When Gaffes Become Policy

An enormous amount of effort and planning went into crafting a single coherent message, and in one instant it was all for naught. I’m not talking about Will Smith slapping Chris Rock during Sunday night’s Oscars, but President Biden’s similarly unscripted call for regime change in Russia.

In Warsaw on Saturday, Biden delivered a speech intended to underscore NATO’s resolve and America’s leadership in the Ukraine crisis. When he was done, Biden ad-libbed nine words that sent allied governments—and White House aides—into a frenzy: “For God’s sake, this man cannot remain in power.”

In one sense, I’m sympathetic. Everyone, especially Ukrainians and Russians, would be better off if Russian President Vladimir Putin weren’t in power. He’s a force for evil and hostile to America and our values. Graded morally and emotionally, Biden’s outburst was a classic “Kinsley gaffe”—named after Michael Kinsley, who said, “A gaffe is when a politician tells the truth—some obvious truth he isn’t supposed to say.”

But because Biden’s heart was in the right place, a lot of people are denying that his mouth wasn’t.

Much of it has to do with America’s Trump hangover. For instance, the Washington Post’s Max Boot rushed to Biden’s defense, writing that Biden’s speech was “pitch-perfect” while Donald Trump’s 2017 Warsaw speech was a horror. He acknowledges that Biden’s nine words were a gaffe, but thinks history might vindicate the president the way it vindicated Ronald Reagan’s attack on the Soviet Union as an “evil empire” in 1983. Boot concludes, “I would rather have a president who is fearless in calling out Putin’s war crimes than one who toadies to the Russian tyrant.”

Unfortunately, none of this is really a defense. “What about Trump?” is no more a defense of Biden’s mistakes than “What about Obama?” was a defense of Trump’s. If two wrongs don’t make a right, neither do Trump’s (myriad) mistakes make Biden’s gaffe savvy.
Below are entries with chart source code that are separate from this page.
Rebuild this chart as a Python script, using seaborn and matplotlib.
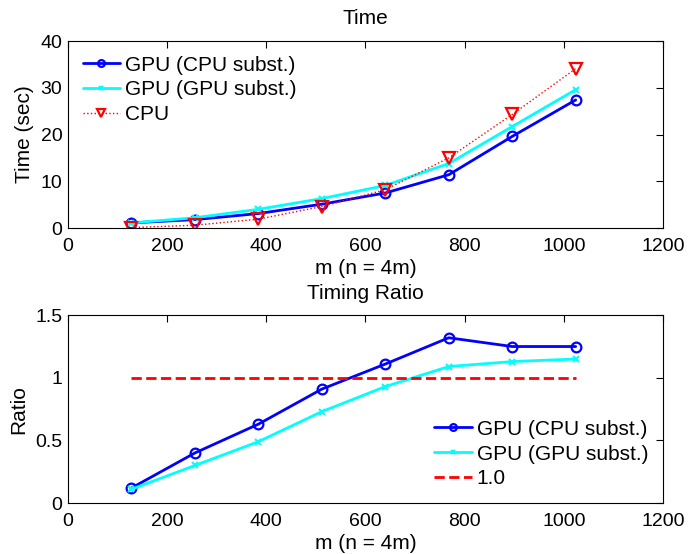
import numpy as np
import pandas as pd
import matplotlib
matplotlib.use('Agg')
import matplotlib.pyplot as plt
import seaborn as sns

# ── Data ──────────────────────────────────────────────────────────────────────
m_vals        = [128, 256, 384, 512, 640, 768, 896, 1024]
time_gpu_cpu  = [1.1, 1.8, 3.1, 5.1, 7.5, 11.4, 19.6, 27.4]
time_gpu_gpu  = [1.1, 2.2, 4.0, 6.3, 9.1, 13.8, 21.7, 29.6]
time_cpu      = [0.1, 0.6, 1.9, 4.6, 8.2, 15.0, 24.3, 34.1]
ratio_gpu_cpu = [0.12, 0.40, 0.63, 0.91, 1.11, 1.32, 1.25, 1.25]
ratio_gpu_gpu = [0.11, 0.30, 0.49, 0.73, 0.93, 1.09, 1.13, 1.15]
ref_level     = [1.0] * len(m_vals)

LBL_CPU_SUB = 'GPU (CPU subst.)'
LBL_GPU_SUB = 'GPU (GPU subst.)'

# ── Style ─────────────────────────────────────────────────────────────────────
sns.set_style('white')
plt.rcParams['font.family'] = ['Liberation Sans', 'DejaVu Sans']
plt.rcParams['font.size'] = 15
plt.rcParams['text.color'] = 'black'
plt.rcParams['axes.labelcolor'] = 'black'
plt.rcParams['xtick.direction'] = 'in'
plt.rcParams['ytick.direction'] = 'in'

df = pd.DataFrame({'m': m_vals, 'g_cpu': time_gpu_cpu, 'g_gpu': time_gpu_gpu,
                   'cpu': time_cpu, 'r_cpu': ratio_gpu_cpu,
                   'r_gpu': ratio_gpu_gpu, 'one': ref_level})

fig = plt.figure(figsize=(6.91, 5.54), dpi=100)
ax1 = fig.add_axes([0.0984, 0.5884, 0.861, 0.3375])
ax2 = fig.add_axes([0.0984, 0.092, 0.861, 0.339])

blue, cyan, red = '#0000ff', '#00ffff', '#ff0000'
leg_kw = dict(frameon=False, fontsize=15, handlelength=1.8, markerscale=0.7,
              borderaxespad=0.3, labelspacing=0.28, handletextpad=0.25,
              labelcolor='black')

# ── Top: Time ────────────────────────────────────────────────────────────────
sns.lineplot(data=df, x='m', y='g_cpu', ax=ax1, color=blue, lw=2, marker='o',
             ms=7, mfc='none', mec=blue, mew=1.6, label=LBL_CPU_SUB)
sns.lineplot(data=df, x='m', y='g_gpu', ax=ax1, color=cyan, lw=2, marker='x',
             ms=5, mec=cyan, mew=1.5, label=LBL_GPU_SUB)
sns.lineplot(data=df, x='m', y='cpu', ax=ax1, color=red, lw=1, ls=':',
             marker='v', ms=8, mfc='none', mec=red, mew=1.6, label='CPU')
ax1.set_xlim(0, 1200); ax1.set_ylim(0, 40)
ax1.set_xticks(range(0, 1201, 200)); ax1.set_yticks(range(0, 41, 10))
ax1.set_title('Time', fontsize=15, pad=12, color='black')
ax1.set_xlabel('m (n = 4m)', labelpad=3); ax1.set_ylabel('Time (sec)', labelpad=5)
ax1.legend(loc='upper left', **leg_kw)

# ── Bottom: Ratio ────────────────────────────────────────────────────────────
sns.lineplot(data=df, x='m', y='r_cpu', ax=ax2, color=blue, lw=2, marker='o',
             ms=7, mfc='none', mec=blue, mew=1.6, label=LBL_CPU_SUB)
sns.lineplot(data=df, x='m', y='r_gpu', ax=ax2, color=cyan, lw=2, marker='x',
             ms=5, mec=cyan, mew=1.5, label=LBL_GPU_SUB)
sns.lineplot(data=df, x='m', y='one', ax=ax2, color=red, lw=2, ls='--',
             label='1.0')
ax2.set_xlim(0, 1200); ax2.set_ylim(0, 1.5)
ax2.set_xticks(range(0, 1201, 200)); ax2.set_yticks([0, 0.5, 1, 1.5])
ax2.set_yticklabels(['0', '0.5', '1', '1.5'])
ax2.set_title('Timing Ratio', fontsize=15, pad=12, color='black')
ax2.set_xlabel('m (n = 4m)', labelpad=3); ax2.set_ylabel('Ratio', labelpad=5)
ax2.legend(loc='lower right', **leg_kw)

for ax in (ax1, ax2):
    for s in ax.spines.values():
        s.set_color('black'); s.set_linewidth(0.8)
    ax.tick_params(top=True, right=True, length=5, width=0.8, colors='black',
                   labelsize=14)
    ax.tick_params(axis='x', pad=7)
    ax.tick_params(axis='y', pad=4)

fig.savefig('out.png', dpi=100)
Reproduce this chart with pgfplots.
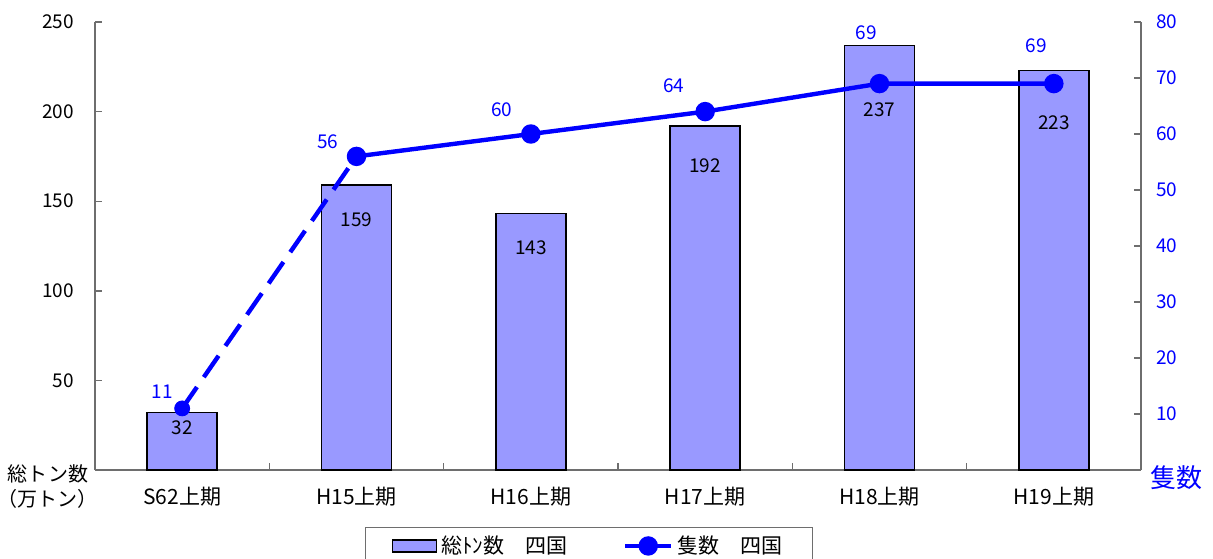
\documentclass[border=0pt]{standalone}
\usepackage{pgfplots}
\pgfplotsset{compat=1.18}
\usepackage{fontspec}
\setmainfont{Noto Sans CJK JP}

\definecolor{barfill}{RGB}{153,153,255}
\definecolor{lineblue}{RGB}{0,0,255}
\definecolor{axisgray}{RGB}{110,110,110}

\pgfplotsset{
  barlegend/.style={legend image code/.code={
    \draw[fill=barfill, draw=black, line width=0.75pt] (0pt,-3pt) rectangle (22pt,3pt);}},
  linelegend/.style={legend image code/.code={
    \draw[##1, mark repeat=2, mark phase=2] plot coordinates {(0pt,0pt) (11.5pt,0pt) (23pt,0pt)};}},
  every axis/.append style={
    scale only axis, width=523pt, height=224pt,
    xmin=-0.5, xmax=5.5, clip=false,
    font=\fontsize{9.5}{11}\selectfont,
    /pgf/number format/assume math mode=true,
    tick align=inside, major tick length=3.5pt, minor tick length=3.5pt,
  },
}

\begin{document}
\begin{tikzpicture}
% bars, left axis
\begin{axis}[
  axis x line*=bottom, axis y line*=left,
  axis line style={axisgray, line width=0.7pt},
  ymin=0, ymax=250, ytick={50,100,...,250},
  ytick style={axisgray, line width=0.7pt},
  yticklabel style={xshift=-7pt},
  xtick={0,...,5},
  xticklabels={S62上期,H15上期,H16上期,H17上期,H18上期,H19上期},
  xticklabel style={yshift=-5pt, font=\fontsize{10.5}{12}\selectfont},
  major x tick style={draw=none},
  minor xtick={0.5,1.5,...,4.5},
  minor x tick style={axisgray, line width=0.7pt},
]
\addplot[ybar, bar width=35pt, fill=barfill, draw=black, line width=0.75pt]
  coordinates {(0,32) (1,159) (2,143) (3,192) (4,237) (5,223)};
\node at (axis cs:0,23.7) {32};
\node at (axis cs:1,139.4) {159};
\node at (axis cs:2,124.3) {143};
\node at (axis cs:3,169.6) {192};
\node at (axis cs:4,200.8) {237};
\node at (axis cs:5,193.6) {223};
\node[align=center, inner sep=0pt, font=\fontsize{10}{11}\selectfont]
  at ([xshift=-23.5pt, yshift=-8.25pt]rel axis cs:0,0)
  {総トン数\\[1.5pt]（万トン）};
\end{axis}
% ships, right axis
\begin{axis}[
  axis x line=none, axis y line*=right,
  axis line style={axisgray, line width=0.7pt},
  ymin=0, ymax=80, ytick={10,20,...,80},
  ytick style={axisgray, line width=0.7pt},
  yticklabel style={lineblue, xshift=4pt},
  legend style={at={(0.258,-0.127)}, anchor=north west, draw=axisgray,
    line width=0.7pt, font=\fontsize{10.5}{12}\selectfont,
    inner xsep=13pt, inner ysep=2pt},
  legend columns=2,
  legend cell align=left,
  /tikz/every even column/.append style={column sep=26pt},
]
\addlegendimage{barlegend}
\addlegendentry{総ﾄﾝ数　四国}
\addplot[lineblue, line width=2.2pt, dash pattern=on 13pt off 6pt, forget plot]
  coordinates {(0,11) (1,56)};
\addplot[lineblue, line width=2.2pt, mark=*, mark size=3.75pt,
  mark options={solid, fill=lineblue}, linelegend]
  coordinates {(1,56) (2,60) (3,64) (4,69) (5,69)};
\addlegendentry{隻数　四国}
\addplot[only marks, lineblue, mark=*, mark size=3.75pt, forget plot]
  coordinates {(0,11)};
\begin{scope}[lineblue]
\node at (axis cs:-0.115,13.9) {11};
\node at (axis cs:0.834,58.6) {56};
\node at (axis cs:1.834,64.3) {60};
\node at (axis cs:2.82,68.6) {64};
\node at (axis cs:3.925,78.0) {69};
\node at (axis cs:4.9,75.7) {69};
\end{scope}
\node[lineblue, font=\fontsize{13}{14}\selectfont] at ([xshift=17.5pt, yshift=-4pt]rel axis cs:1,0) {隻数};
\end{axis}
\pgfresetboundingbox
\path (-47.5pt,-44pt) rectangle (559pt,235pt);
\end{tikzpicture}
\end{document}
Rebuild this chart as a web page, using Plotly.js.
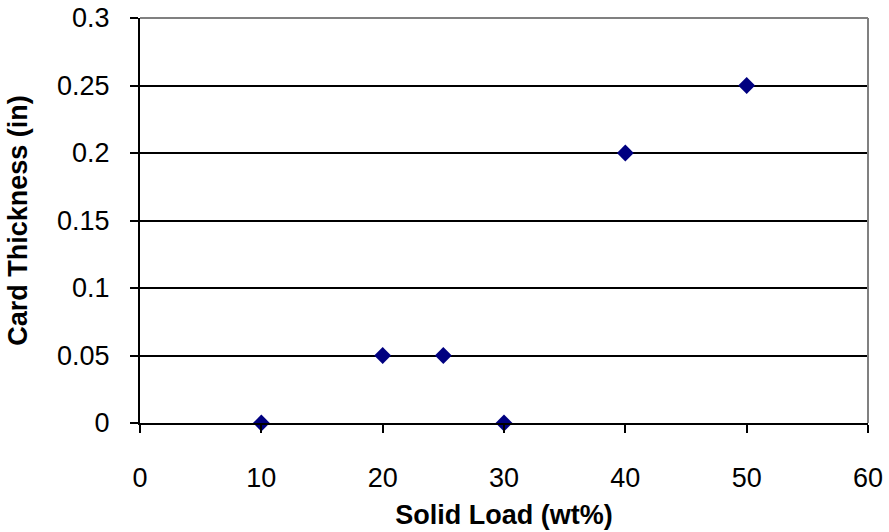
<!DOCTYPE html>
<html><head><meta charset="utf-8">
<script src="https://cdn.plot.ly/plotly-3.0.1.min.js"></script>
<style>html,body{margin:0;padding:0;background:#fff}#c{width:889px;height:532px}</style>
</head><body><div id="c"></div>
<script>
var solidLoad = [10, 20, 25, 30, 40, 50];
var cardThickness = [0, 0.05, 0.05, 0, 0.2, 0.25];
var xTicks = [0, 10, 20, 30, 40, 50, 60];
var yTicks = [0, 0.05, 0.1, 0.15, 0.2, 0.25, 0.3];
var yTickText = ['0', '0.05', '0.1', '0.15', '0.2', '0.25', '0.3'];

var trace = {
  x: solidLoad, y: cardThickness, type: 'scatter', mode: 'markers',
  marker: {symbol: 'diamond', color: '#000080', size: 13, line: {width: 0}},
  cliponaxis: false
};
var layout = {
  width: 889, height: 532,
  margin: {l: 140, r: 21, t: 18, b: 109},
  paper_bgcolor: '#fff', plot_bgcolor: '#fff',
  font: {family: 'Arial, Liberation Sans, sans-serif', size: 27, color: '#000'},
  showlegend: false,
  xaxis: {
    range: [0, 60], tickvals: xTicks, ticktext: xTicks.map(String),
    showgrid: false, zeroline: false, showline: true, linecolor: '#000', linewidth: 2,
    ticks: 'outside', ticklen: 8, tickwidth: 2, tickcolor: '#000',
    tickfont: {size: 27}, ticklabelstandoff: 22, automargin: false,
    title: {text: '<b>Solid Load (wt%)</b>', font: {size: 27}, standoff: 13}
  },
  yaxis: {
    range: [0, 0.3], tickvals: yTicks, ticktext: yTickText,
    showgrid: true, gridcolor: '#000', gridwidth: 2, zeroline: false,
    showline: true, linecolor: '#000', linewidth: 2,
    ticks: 'outside', ticklen: 8, tickwidth: 2, tickcolor: '#000',
    tickfont: {size: 27}, ticklabelstandoff: 15, automargin: false,
    title: {text: '<b>Card Thickness (in)</b>', font: {size: 27}, standoff: 22}
  },
  shapes: [
    {type: 'line', xref: 'paper', yref: 'paper', x0: 0, x1: 1, y0: 1, y1: 1, line: {color: '#808080', width: 2}},
    {type: 'line', xref: 'paper', yref: 'paper', x0: 1, x1: 1, y0: 0, y1: 1, line: {color: '#808080', width: 2}}
  ]
};
Plotly.newPlot('c', [trace], layout, {displayModeBar: false, staticPlot: true});
</script></body></html>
Similarly, the whole point of his prepared remarks, no doubt crafted in consultation with allies, was to signal not just NATO’s unified resolve but Biden’s surefootedness in this crisis. The ad-libbed bit contradicted or overshadowed the allegedly perfect pitch—by unsettling allies in the North Atlantic Treaty Organization and bolstering Russian propaganda. How “fearless” can Biden’s remarks be if they were walked back for fear people took him literally?

Simply put, this wasn’t a Kinsley gaffe in the way that matters most: It wasn’t policy. When Reagan said the U.S.S.R. was an “evil empire,” it was a deliberate statement. The opposite is true here.

The more fundamental problem isn’t one gaffe but rather a whole pattern. Biden told the 82nd Airborne forces stationed in Poland that they’d see the devastation in Ukraine “when you’re there.” Aides had to clarify that U.S. troops would not, in fact, be going to Ukraine. Biden also said in Warsaw that we would respond “in kind” if Russia used chemical weapons. Nope, clarified National Security Adviser Jake Sullivan.

Biden long ago acknowledged he was a “gaffe machine,” and throughout his presidency the White House has had to correct the plain meaning of his utterances. Asked about an incident when activists chased Sen. Kyrsten Sinema into a bathroom, Biden said, “I don’t think they’re appropriate tactics, but it happens to everybody. … It’s part of the process.” White House press secretary Jen Psaki subsequently tried to convince the press his real position was that “he believes that what happened to her crossed the line and was absolutely unacceptable and flat out wrong to violate someone’s personal space in a bathroom.”

From suggesting the 2022 midterm election results would be illegitimate if his election reforms failed to pass, to implying that a “minor incursion” into Ukraine by Russia wouldn’t be that big a deal, there are now dozens of examples of the administration retconning Biden’s verbal stumbles. This pattern hit a new low Monday, when Biden—using prepared talking points captured by photographers—insisted, “I’m not walking anything back.” Which made his aides’ various walk-backs seem even odder.

But what’s more worrisome than denying the reality of Biden’s verbal mistakes is making his verbal mistakes reality.

For instance, initially the White House was rightly careful to not call Putin a war criminal, not because he isn’t one—he obviously is—but because saying so has profound policy implications. The policy suddenly changed when Biden responded off the cuff to a shouted question from a reporter, saying, “I think he is a war criminal.”

At first, Psaki said Biden was merely “speaking from his heart.” But soon it became the administration’s official position.

I’m open to that position, but on this and many other issues, I’d like America’s policies to be informed by something more deliberate and considered than a gaffe.